Updated: Dec 6, 2023

Swiss private bank Banque Pictet et Cie SA admitted to conspiring with U.S. taxpayers and others to hide more than $5.6 billion in 1,637 secret bank accounts in Switzerland and elsewhere were able to conceal the income generated in those accounts from the IRS, the Department of Justice reports. As part of today’s resolution, Banque Pictet entered into a deferred prosecution agreement and agreed to pay approximately $122.9 million to the U.S. Treasury. This resolution is one of a series of cases by the Justice Department in connection with its investigations since 2008 into facilitation of offshore U.S. tax evasion by foreign banks.

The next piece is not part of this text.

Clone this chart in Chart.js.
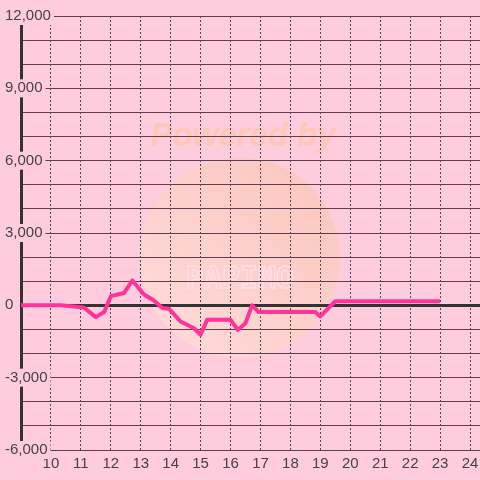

The case has been assigned to U.S. District Judge Edgardo Ramos for the Southern District of New York. “Today, Banque Pictet et Cie admitted to actively helping U.S. taxpayers use coded accounts, foreign trusts and entities, nominee beneficiaries and other deceits to conceal their income and assets abroad,” said Stuart M. Goldberg, acting Deputy Assistant Attorney General. “For this criminal conduct the bank will be paying nearly $122.9 million in restitution, disgorgement of fees and a financial penalty, and is required to fully cooperate with investigations relating to these secret accounts.”


"Rooting out financial malfeasance remains a priority for this Office, and we encourage companies and financial institutions to come to us to report wrongdoing before we come to you.” said U.S. Attorney Damian Williams for the Southern District of New York. “This case should provide a clear message to others who try to hide their assets and income offshore. Our special agents are experts in following the money, and they are the best at uncovering schemes that try to defraud the U.S. tax system,” said Jim Lee, chief of the IRS Criminal Investigation division. “Offshore tax evasion is a priority for IRS Criminal Investigation, and today’s deferred prosecution agreement with Bank Pictet collects more than $120 million owed to the U.S. government.”